Tour d’ivoire 1924

Tour d’ivoire

Margaret Watkins, Tower of Ivory (Tour d’ivoire), 1924
Épreuve au palladium, 21 x 15,8 cm
Collections diverses

Avec Tour d’ivoire, Margaret Watkins propose une composition structurellement originale, tant par l’agencement des valeurs tonales que par la répétition des courbes du corps. L’œuvre s’inscrit dans la tradition de la représentation du nu féminin dans l’art occidental.
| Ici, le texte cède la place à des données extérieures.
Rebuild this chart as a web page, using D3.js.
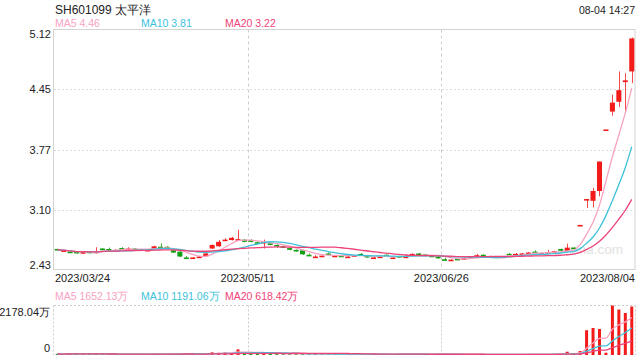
<!DOCTYPE html>
<html><head><meta charset="utf-8">
<script src="https://cdn.jsdelivr.net/npm/d3@7"></script>
<style>
body{margin:0;background:#fff}
svg{display:block;font-family:"Liberation Sans",Arial,sans-serif}
</style>
</head><body><div id="chart"></div>
<script>
var title = "SH601099 太平洋"
var stamp = "08-04 14:27"
var watermark = "sina.com"

var opens = [2.66,2.64,2.63,2.63,2.61,2.63,2.615,2.665,2.66,2.65,
    2.67,2.66,2.665,2.655,2.65,2.665,2.685,2.685,2.645,2.63,
    2.565,2.56,2.57,2.58,2.665,2.69,2.755,2.76,2.765,2.765,
    2.76,2.735,2.735,2.725,2.705,2.69,2.67,2.65,2.645,2.595,
    2.57,2.58,2.61,2.58,2.585,2.57,2.59,2.605,2.585,2.56,
    2.57,2.595,2.56,2.58,2.57,2.60,2.61,2.60,2.585,2.575,
    2.545,2.535,2.55,2.555,2.555,2.59,2.595,2.58,2.575,2.57,
    2.605,2.60,2.605,2.60,2.63,2.615,2.62,2.63,2.66,2.635,
    2.675,2.93,3.22,3.20,3.31,4.00,4.20,4.31,4.53,4.65]
var closes = [2.65,2.645,2.62,2.61,2.625,2.62,2.63,2.66,2.655,2.65,
    2.665,2.665,2.66,2.655,2.65,2.69,2.68,2.68,2.62,2.575,
    2.56,2.565,2.575,2.61,2.705,2.74,2.765,2.785,2.77,2.74,
    2.74,2.72,2.74,2.705,2.695,2.675,2.65,2.635,2.60,2.59,
    2.575,2.585,2.605,2.585,2.58,2.575,2.59,2.60,2.565,2.565,
    2.575,2.59,2.565,2.575,2.575,2.605,2.605,2.595,2.58,2.555,
    2.54,2.54,2.545,2.555,2.575,2.59,2.59,2.58,2.57,2.575,
    2.60,2.605,2.61,2.62,2.625,2.615,2.625,2.635,2.64,2.675,
    2.665,2.93,3.22,3.31,3.64,4.00,4.30,4.44,4.55,5.02]
var highs = [2.665,2.65,2.635,2.635,2.63,2.635,2.68,2.67,2.675,2.655,
    2.68,2.68,2.67,2.66,2.655,2.695,2.725,2.69,2.655,2.635,
    2.58,2.57,2.58,2.615,2.71,2.76,2.78,2.795,2.875,2.77,
    2.77,2.745,2.765,2.73,2.715,2.70,2.675,2.655,2.65,2.61,
    2.59,2.59,2.62,2.59,2.59,2.58,2.595,2.615,2.59,2.57,
    2.58,2.60,2.57,2.585,2.60,2.61,2.615,2.605,2.59,2.58,
    2.56,2.545,2.555,2.56,2.58,2.605,2.60,2.585,2.58,2.58,
    2.615,2.615,2.615,2.625,2.645,2.62,2.65,2.64,2.665,2.72,
    2.68,2.93,3.22,3.345,3.64,4.00,4.39,4.65,4.63,5.03]
var lows = [2.64,2.635,2.615,2.605,2.605,2.61,2.61,2.655,2.65,2.645,
    2.66,2.655,2.655,2.65,2.645,2.66,2.675,2.675,2.615,2.57,
    2.555,2.555,2.565,2.575,2.66,2.685,2.75,2.755,2.76,2.735,
    2.735,2.715,2.665,2.70,2.67,2.67,2.645,2.63,2.595,2.585,
    2.56,2.575,2.59,2.575,2.575,2.565,2.585,2.595,2.56,2.555,
    2.565,2.585,2.555,2.57,2.565,2.595,2.60,2.59,2.575,2.55,
    2.525,2.53,2.54,2.55,2.55,2.575,2.585,2.575,2.565,2.565,
    2.595,2.595,2.60,2.595,2.60,2.61,2.615,2.625,2.635,2.63,
    2.66,2.93,3.12,3.125,3.25,4.00,4.155,4.25,4.20,4.52]
// volume in 万
var volumes = [45,38,52,60,42,40,55,36,33,30,
    34,38,31,28,27,58,48,35,52,75,
    48,40,38,62,117,96,117,88,248,92,
    80,62,70,55,48,45,50,42,60,45,
    40,36,38,32,30,34,30,33,40,28,
    30,32,28,42,30,35,33,30,28,40,
    38,26,25,27,36,30,28,25,27,29,
    30,28,35,40,32,29,36,42,41.8,144,
    52,173.95,1089,1189,1146,100,2178.04,2000,1850,2132.61]

var priceTicks = [2.43, 3.10, 3.77, 4.45, 5.12]
var dateTicks = ["2023/03/24","2023/05/11","2023/06/26","2023/08/04"]
var maDays = [5, 10, 20]
var maColors = ["#f7a2c2", "#3cc2d9", "#ee4379"]
var volMax = 2178.04

var W = 640, H = 360
var left = 54, right = 635
var pTop = 29.5, pBot = 269.5
var vTop = 305.5, vBot = 355

var svg = d3.select("#chart").append("svg").attr("width", W).attr("height", H)

var x = d3.scaleBand().domain(d3.range(closes.length)).range([left, right]).paddingInner(0.22).paddingOuter(0.11)
var y = d3.scaleLinear().domain([priceTicks[0], priceTicks[priceTicks.length-1]]).range([pBot, pTop])
var yv = d3.scaleLinear().domain([0, volMax]).range([vBot, vTop])

function movingAvg(arr, n){
    return arr.map(function(d, i){
        return d3.mean(arr.slice(Math.max(0, i-n+1), i+1))
    })
}

var upColor = "#f31a1a", downColor = "#10a010"
function candleColor(i){ return closes[i] >= opens[i] ? upColor : downColor }

// header texts
svg.append("text").attr("x", 55).attr("y", 14).attr("font-size", 12).attr("fill", "#222").text(title)
svg.append("text").attr("x", 635).attr("y", 14).attr("text-anchor", "end").attr("font-size", 10.5).attr("fill", "#222").text(stamp)

// price panel frame + grid
svg.append("rect").attr("x", left - 0.5).attr("y", pTop).attr("width", right - left + 0.5).attr("height", pBot - pTop)
    .attr("fill", "none").attr("stroke", "#d3d3d3")
priceTicks.slice(1, -1).forEach(function(t){
    svg.append("line").attr("x1", left).attr("x2", right).attr("y1", Math.round(y(t)) + 0.5).attr("y2", Math.round(y(t)) + 0.5)
        .attr("stroke", "#ddd").attr("stroke-dasharray", "2,2")
})
var gridX = dateTicks.slice(1, -1).map(function(d, i){ return left + (right - left) * (i + 1) / (dateTicks.length - 1) })
gridX.forEach(function(gx){
    svg.append("line").attr("x1", Math.round(gx) + 0.5).attr("x2", Math.round(gx) + 0.5).attr("y1", pTop).attr("y2", pBot)
        .attr("stroke", "#ccc").attr("stroke-dasharray", "3,3")
    svg.append("line").attr("x1", Math.round(gx) + 0.5).attr("x2", Math.round(gx) + 0.5).attr("y1", vTop).attr("y2", vBot)
        .attr("stroke", "#ccc").attr("stroke-dasharray", "2,2")
})

// y axis labels
var yAxis = svg.append("g").attr("transform", "translate(51,0)")
    .call(d3.axisLeft(y).tickValues(priceTicks).tickFormat(d3.format(".2f")).tickSize(0).tickPadding(0))
yAxis.select(".domain").remove()
yAxis.selectAll("text").attr("font-size", 11).attr("fill", "#222").attr("font-family", null)
    .attr("dy", function(d, i){ return i == 0 ? "-0.1em" : (i == priceTicks.length - 1 ? "0.75em" : "0.32em") })

// date labels
svg.selectAll(".dateLbl").data(dateTicks).enter().append("text")
    .attr("x", function(d, i){ return left + (right - left) * i / (dateTicks.length - 1) + (i == 0 ? 1 : 0) })
    .attr("y", 282).attr("font-size", 11).attr("fill", "#222")
    .attr("text-anchor", function(d, i){ return i == 0 ? "start" : (i == dateTicks.length - 1 ? "end" : "middle") })
    .text(function(d){ return d })

// watermark
svg.append("text").attr("x", 623).attr("y", 254).attr("text-anchor", "end").attr("font-size", 13.5)
    .attr("fill", "#e2e2e2").text(watermark)

// candles
var idx = d3.range(closes.length)
var cx = function(i){ return x(i) + x.bandwidth() / 2 }
svg.selectAll(".wick").data(idx).enter().append("line")
    .attr("x1", function(i){ return Math.round(cx(i)) + 0.5 }).attr("x2", function(i){ return Math.round(cx(i)) + 0.5 })
    .attr("y1", function(i){ return y(highs[i]) }).attr("y2", function(i){ return y(lows[i]) })
    .attr("stroke", candleColor).attr("stroke-opacity", 0.8)
svg.selectAll(".body").data(idx).enter().append("rect")
    .attr("x", function(i){ return x(i) }).attr("width", x.bandwidth())
    .attr("y", function(i){ return y(Math.max(opens[i], closes[i])) })
    .attr("height", function(i){ return Math.max(1.6, Math.abs(y(opens[i]) - y(closes[i]))) })
    .attr("fill", candleColor)

// price MAs
var priceLine = d3.line().x(function(d, i){ return cx(i) }).y(function(d){ return y(d) }).curve(d3.curveMonotoneX)
maDays.forEach(function(n, k){
    svg.append("path").datum(movingAvg(closes, n)).attr("d", priceLine)
        .attr("fill", "none").attr("stroke", maColors[k]).attr("stroke-width", 1.3)
})

// price legend
var legendX = [55, 141, 225]
maDays.forEach(function(n, k){
    var v = movingAvg(closes, n)
    svg.append("text").attr("x", legendX[k]).attr("y", 27).attr("font-size", 10.5).attr("fill", maColors[k])
        .text("MA" + n + " " + v[v.length - 1].toFixed(2))
})

// volume panel
svg.append("line").attr("x1", left).attr("x2", right).attr("y1", vTop).attr("y2", vTop).attr("stroke", "#ccc").attr("stroke-dasharray", "2,2")
svg.append("line").attr("x1", left - 0.5).attr("x2", left - 0.5).attr("y1", vTop).attr("y2", vBot).attr("stroke", "#ccc").attr("stroke-dasharray", "2,2")
svg.append("line").attr("x1", right + 0.5).attr("x2", right + 0.5).attr("y1", vTop).attr("y2", vBot).attr("stroke", "#ccc").attr("stroke-dasharray", "2,2")

svg.append("text").attr("x", 50).attr("y", 316).attr("text-anchor", "end").attr("font-size", 11).attr("fill", "#222").text(d3.format(".2f")(volMax) + "万")
svg.append("text").attr("x", 50).attr("y", 352).attr("text-anchor", "end").attr("font-size", 11).attr("fill", "#222").text("0")

var vw = 3
svg.selectAll(".vol").data(idx).enter().append("rect")
    .attr("x", function(i){ return cx(i) - vw / 2 }).attr("width", vw)
    .attr("y", function(i){ return Math.min(yv(volumes[i]), vBot - 1) })
    .attr("height", function(i){ return Math.max(1, vBot - yv(volumes[i])) })
    .attr("fill", candleColor)

var volLine = d3.line().x(function(d, i){ return cx(i) }).y(function(d){ return yv(d) }).curve(d3.curveMonotoneX)
maDays.forEach(function(n, k){
    var v = movingAvg(volumes, n)
    svg.append("path").datum(v).attr("d", volLine)
        .attr("fill", "none").attr("stroke", maColors[k]).attr("stroke-width", 1.3)
    svg.append("text").attr("x", legendX[k]).attr("y", 300).attr("font-size", 10.5).attr("fill", maColors[k])
        .text("MA" + n + " " + v[v.length - 1].toFixed(2) + "万")
})
</script>
</body></html>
Pourtant, sa publication en tant qu’image d’un corps sain nous invite à regarder à nouveau pour trouver, non pas le destinataire passif du regard masculin (male gaze), mais la force et le mouvement souple d’une danseuse professionnelle.

 

Watkins expose Tour d’ivoire en 1924, au salon annuel de photographie picturale de Frederick and Nelson à Seattle et à l’exposition internationale de photographie de Bandung, à Java. La figure nue debout, tournée de trois quarts vers l’appareil photo, forme une courbe en S depuis son bras droit tendu au-dessus de la tête jusqu’à son pied gauche étendu derrière elle. Les lignes de son cou, de ses bras, de sa colonne vertébrale, de ses fesses et de ses jambes forment de douces répétitions de cette courbe. Le nu debout est encadré de deux paravents chinois, qui déplacent structurellement le regard de la personne spectatrice vers les lignes courbes du corps. Les ombres provoquées par les paravents se dessinent dans une gradation de tons formant la base d’un triangle de lumière, qui part du haut des panneaux et se rétrécit jusqu’aux pieds de la femme, avec une légère interruption dans le voile glissant sur ses mollets. Le poids du sujet, qui repose entièrement sur sa jambe droite, renvoie une impression de stabilité et de force, même si le corps est courbé et souple.

 

 

Le modèle, Marguerite Agniel, une danseuse et une défenseure de la santé corporelle, choisit un certain nombre de photographies de Watkins pour illustrer son livre The Art of the Body (1933). En tant que « tour d’ivoire », l’image évoque la force. Agniel la choisit pour illustrer la posture correcte et « la souplesse gracieuse du dos ». Une fois de plus, on constate que les photographies de Watkins circulent dans différentes sphères avec des significations différentes. Comme image dans une exposition pictorialiste, Tour d’ivoire montre la subtilité de la gradation des tons et la beauté traditionnelle du nu féminin. Au sein d’un ouvrage sur la santé, elle suggère le travail à accomplir pour atteindre une forme idéale et saine.

 

Une autre photographie de Watkins, Head in Hand (Tête dans une main), v.1925, offre un attrait sensuel comparable à Tour d’ivoire; cette fois, la main d’Agniel tient une sculpture de sa propre tête. Dans un autre nu, Watkins transforme également sa figure en une forme géométrique : elle déconstruit les douces courbes en S, plaçant les bras et les jambes en parallélogrammes, et vient ainsi s’opposer au corps féminin idéalisé. Watkins présente Reclining Nude (Nu allongé), 1923, dans son exposition personnelle de 1923 au Art Center de New York, comme si elle anticipait Satiric Dancer (Danseuse satirique), 1926, d’André Kertész (1894-1985), un photographe phare du vingtième siècle connu pour ses angles et ses points de vue originaux.

 

The Back of A.Z.W. [Woman by the campfire] (Le dos de A. Z. W. [Femme près du feu de camp]), v.1914-1923, une photographie picturale au léger flou artistique, peut être mise en parallèle avec Tour d’ivoire. Le contour du visage et du cou de la femme a la qualité des formes arrondies des nus traditionnels. Pourtant, elle est vêtue d’une blouse de travail et de bottes en cuir. Il s’agit d’une femme qui travaille – elle prépare quelque chose sur le feu de camp –, mais la personne spectatrice assiste à une pause dans ce labeur, un moment de réflexion et d’intériorité. Son corps est à la fois lourd et léger. Elle est présente, incarnée, un être possiblement complexe qu’on est invité à suivre en imaginant ses pensées, ses inquiétudes et ses rêves. Plutôt que de regarder un paysage sublime, la personne spectatrice regarde avec cette femme, qui prend un moment pour s’arrêter, observer et penser, malgré ou en même temps que le travail quotidien, qui est visuellement présent, symbolisé par la poêle sur le feu. L’image incarne un quotidien autre pour les femmes, en même temps qu’une alternative à la représentation traditionnelle du nu féminin.